Background: Titanium (Ti) and Ti alloys are known to have good mechanical properties with high corrosion resistance and excellent biocompatibility. Doping of silver ions onto a titanium dioxide based surface resulted in the movement of the absorption to a longer wavelength due to a change in the electronic and optical properties of TiO2 and thereby increasing the antibacterial effect.
Aim: This work was done to investigate the effectivity of nanoparticles of TiO2 doped with 0.3% wt of silver prepared by sol-gel technique, as an anti-bacterial agent against Pseudomonas aeruginosa from clinical samples.
Materials and Methods: TiO2 with 0.3% silver as additive was systematically assessed on 25 Pseudomonas aeruginosa isolates from various clinical samples and incubated in dark, in visible light and under UV radiation for the antibacterial effect. After each hour of incubation, the isolates were inoculated onto Mueller Hinton agar.
Results: The viable colonies diminished within 2 h of incubation under UV irradiation, while under visible light, the number of viable colonies was highly reduced after 3 h.
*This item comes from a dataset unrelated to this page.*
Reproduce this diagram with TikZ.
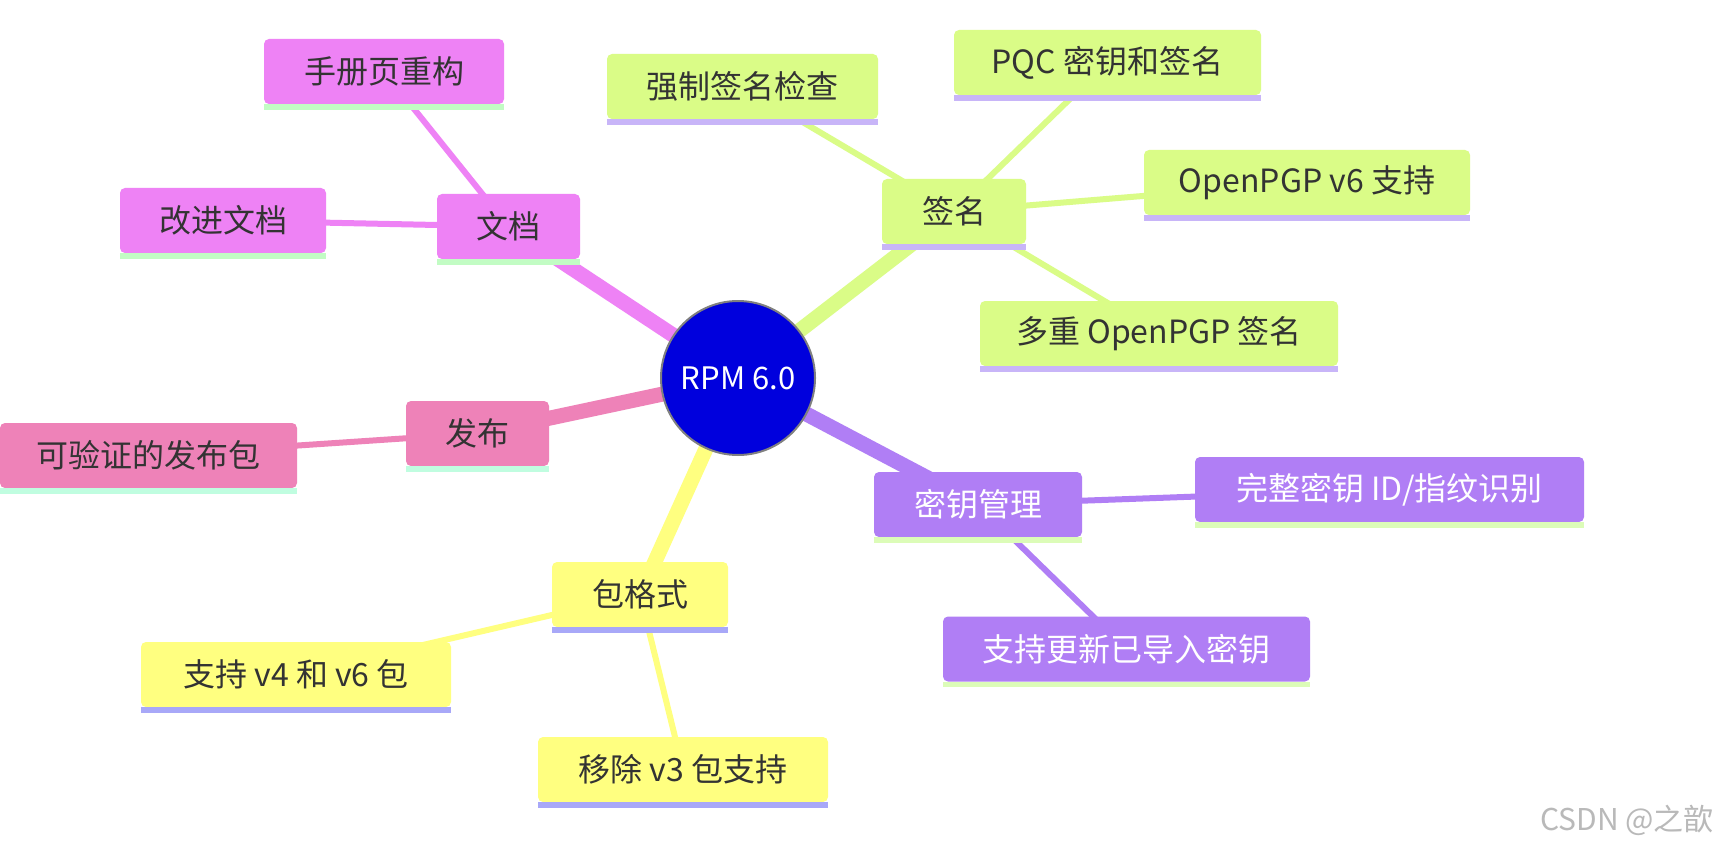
\documentclass[tikz,border=0pt]{standalone}
\usepackage{fontspec}
\setmainfont{Noto Sans CJK SC}
\usetikzlibrary{backgrounds}
\definecolor{cDoc}{HTML}{EE82F5}
\definecolor{bDoc}{HTML}{C2FCC4}
\definecolor{cSig}{HTML}{DAFC87}
\definecolor{bSig}{HTML}{C8B5F8}
\definecolor{cKey}{HTML}{B07EF5}
\definecolor{bKey}{HTML}{DCFCB8}
\definecolor{cRel}{HTML}{EE82B8}
\definecolor{bRel}{HTML}{C0FDE0}
\definecolor{cPkg}{HTML}{FFFF80}
\definecolor{bPkg}{HTML}{A8A8F8}
\definecolor{rootblue}{HTML}{0000DD}
\definecolor{txtdark}{HTML}{333333}
\newcommand\mmbox[8]{%
  \node[mbox, fill=#5, text=#7, minimum width=#4pt] (#1) at (#2,#3) {#8};
  \fill[#6] (#1.south west) rectangle ([yshift=-5.5pt]#1.south east);
}
\begin{document}
\begin{tikzpicture}[x=1pt,y=-1pt,
  mbox/.style={rounded corners=5pt, minimum height=65pt, inner sep=0pt,
    font=\fontsize{32}{38}\selectfont},
  edgeA/.style={line width=15pt},
  edgeB/.style={line width=6pt}]
\useasboundingbox (0,0) rectangle (1720,850);

\node[circle, fill=rootblue, draw=gray, line width=2pt, minimum size=154pt,
  inner sep=0pt, text=white, font=\fontsize{31}{36}\selectfont] (root) at (738,378) {RPM 6.0};

% documentation
\mmbox{doc}{508.5}{226.5}{143}{cDoc}{bDoc}{txtdark}{文档}
\mmbox{man}{384}{71.5}{240}{cDoc}{bDoc}{txtdark}{手册页重构}
\mmbox{imp}{223}{220.5}{206}{cDoc}{bDoc}{txtdark}{改进文档}
% signatures
\mmbox{sig}{954}{211.5}{144}{cSig}{bSig}{txtdark}{签名}
\mmbox{force}{742.5}{86.5}{271}{cSig}{bSig}{txtdark}{强制签名检查}
\mmbox{pqc}{1107.5}{62.5}{307}{cSig}{bSig}{txtdark}{PQC 密钥和签名}
\mmbox{v6}{1307}{182.5}{326}{cSig}{bSig}{txtdark}{OpenPGP v6 支持}
\mmbox{multi}{1159}{333.5}{358}{cSig}{bSig}{txtdark}{多重 OpenPGP 签名}
% key management
\mmbox{key}{978}{504.5}{208}{cKey}{bKey}{white}{密钥管理}
\mmbox{fullid}{1389.5}{489.5}{389}{cKey}{bKey}{white}{完整密钥 ID/指纹识别}
\mmbox{upd}{1126.5}{649}{367}{cKey}{bKey}{white}{支持更新已导入密钥}
% release
\mmbox{rel}{477.5}{433.5}{143}{cRel}{bRel}{txtdark}{发布}
\mmbox{verif}{148.5}{455.5}{297}{cRel}{bRel}{txtdark}{可验证的发布包}
% package format
\mmbox{pkg}{640}{594.5}{176}{cPkg}{bPkg}{txtdark}{包格式}
\mmbox{vfour}{296}{674.5}{310}{cPkg}{bPkg}{txtdark}{支持 v4 和 v6 包}
\mmbox{rmv}{683}{769.5}{290}{cPkg}{bPkg}{txtdark}{移除 v3 包支持}

\node[text=gray!55, font=\fontsize{30}{34}\selectfont, anchor=east, inner sep=0pt] (wm) at (1714,820) {CSDN @之歆};

\begin{scope}[on background layer]
  \fill[white] (0,0) rectangle (1720,850);
  \draw[edgeA, cDoc] (root.center) -- (doc.center);
  \draw[edgeA, cSig] (root.center) -- (sig.center);
  \draw[edgeA, cKey] (root.center) -- (key.center);
  \draw[edgeA, cRel] (root.center) -- (rel.center);
  \draw[edgeA, cPkg] (root.center) -- (pkg.center);
  \draw[edgeB, cDoc] (doc.center) -- (man.center);
  \draw[edgeB, cDoc] (doc.center) -- (imp.center);
  \draw[edgeB, cSig] (sig.center) -- (force.center);
  \draw[edgeB, cSig] (sig.center) -- (pqc.center);
  \draw[edgeB, cSig] (sig.center) -- (v6.center);
  \draw[edgeB, cSig] (sig.center) -- (multi.center);
  \draw[edgeB, cKey] (key.center) -- (fullid.center);
  \draw[edgeB, cKey] (key.center) -- (upd.center);
  \draw[edgeB, cRel] (rel.center) -- (verif.center);
  \draw[edgeB, cPkg] (pkg.center) -- (vfour.center);
  \draw[edgeB, cPkg] (pkg.center) -- (rmv.center);
\end{scope}
\end{tikzpicture}
\end{document}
Under dark, the reduction was considerably slower, taking 6 h, while in all the light conditions the control, which had no exposure to nanoparticles, showed no reduction in the number of colonies.
Conclusion: TiO2 with Ag as an additive is highly effective as an antibacterial agent on many human pathogens including Pseudomonas aeruginosa, which is notorious in causing hospital acquired infections. TiO2 with 0.3 wt (%) Ag is most effective under UV irradiation and least in dark.